I was therefore in error in referring to both the escapee and the equestrian as Charles the First. My being American, and therefore not having the succession of the English kings burned into my brain from a young age (although, in my defense, much was made in my family of my being able to name the American presidents in order at age 4 in 1956), has never been more painfully exposed. Given that my primary sleuthing cases are provided by the very English Jane Austen and William Shakespeare, this is a weakness as to which I strive for eternal vigilance.

That’s the (sorta) bad news. The good news, as I also informed my Twitter conversant, after first thanking him for pointing out my mixup of royal Charleses, is that the corrected version of Julian Fellowes’s sly historical/literary allusion works even better than the one I originally presented, and it’s easy and quick to explain why.

I.e., the Downton Abbey character who is escaping without being detected is Edith, who just happens to be the child of the patriarch of the place—and so she is exactly like Charles II, the child of the (former) patriarch of the place, escaping from a no longer tenable existence where she grew up.

And…the imposing portrait of patriarch Charles the First  which stares down at the Grantham clan as they dine is exactly like Robert, the father whose once unchallenged absolute authority over his realm has been under attack from all sides for the entire chronology of the show! In fact, that is arguably THE dominant theme of the show over its first five years.

So, I am very glad to have my minor error corrected, as it only makes my larger point more convincing and significant. In moments like these, I like to grandiosely recall the Zen parable at the end of JD Salinger’s Raise High The Roof Beam, Carpenters:

Much displeased, the Duke sent for Po Lo. "That friend of yours," he said, "whom I commissioned to look for a horse, has made a fine mess of it. Why, he cannot even distinguish a beast's color or sex! What on earth can he know about horses?"
Po Lo heaved a sigh of satisfaction. "Has he really got as far as that?" he cried. "Ah, then he is worth ten thousand of me put together. There is no comparison between us. What Kao keeps in view is the spiritual mechanism. In making sure of the essential, he forgets the homely details; intent on the inward qualities, he loses sight of the external. He sees what he wants to see, and not what he does not want to see. He looks at the things he ought to look at, and neglects those that need not be looked at. So clever a judge of horses is Kao, that he has it in him to judge something better than horses." When the horse arrived, it turned out indeed to be a superlative animal.

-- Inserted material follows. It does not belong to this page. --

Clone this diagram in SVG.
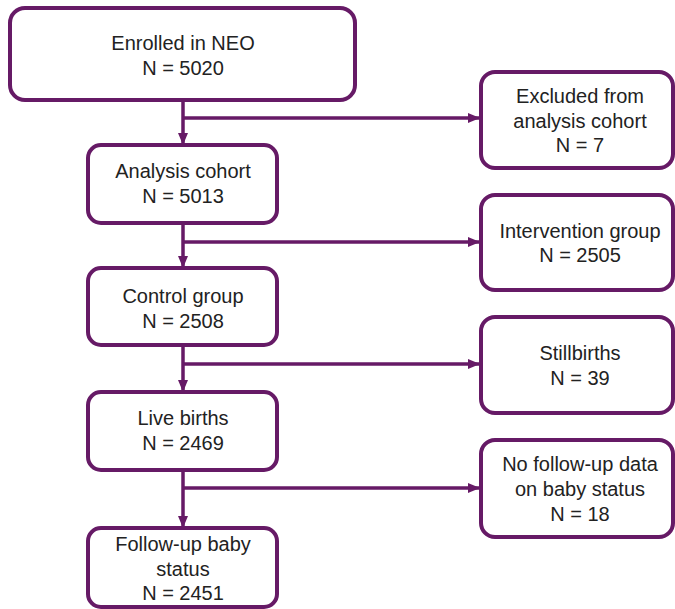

Before closing this blog parable about Julian Fellowes’s superlative animal, I will take this opportunity to pass along another link I found the other day, which provides yet another spicy historical anecdote, this one about that very same painting of Charles I at Highclere Castle we have gazed at on our TV screens many a time:

“In the State Dining Room, the painting of Charles I on horseback by Anthony Van Dyke, circa 1633 (Queen Elizabeth II also has this painting), dominates the room and overlooks the dining table. The painting has quite a tale about it. The masterpiece, which some value at £60 million today, was found on the estate some time after the death of Lord Protector Oliver Cromwell in 1658. It was rolled up and being used to prop open a barn door.”

I am pretty sure Julian Fellowes and Alastair Bruce were both well aware all along of the historical irony of a priceless painting serving during the Interrregnum as a barn doorstop (sorta like Hamlet’s dark speculation to Horatio about “the noble dust of Alexander” ending up by “stopping a bung-hole”). And so I speculate that this historical factoid sparked Fellowes’s  imagination to make use of another, connected factoid—Charles the Second escaping in drag -in some clever creative way—which he did—and it’s my honor to be the viewer who detected, and explicated it!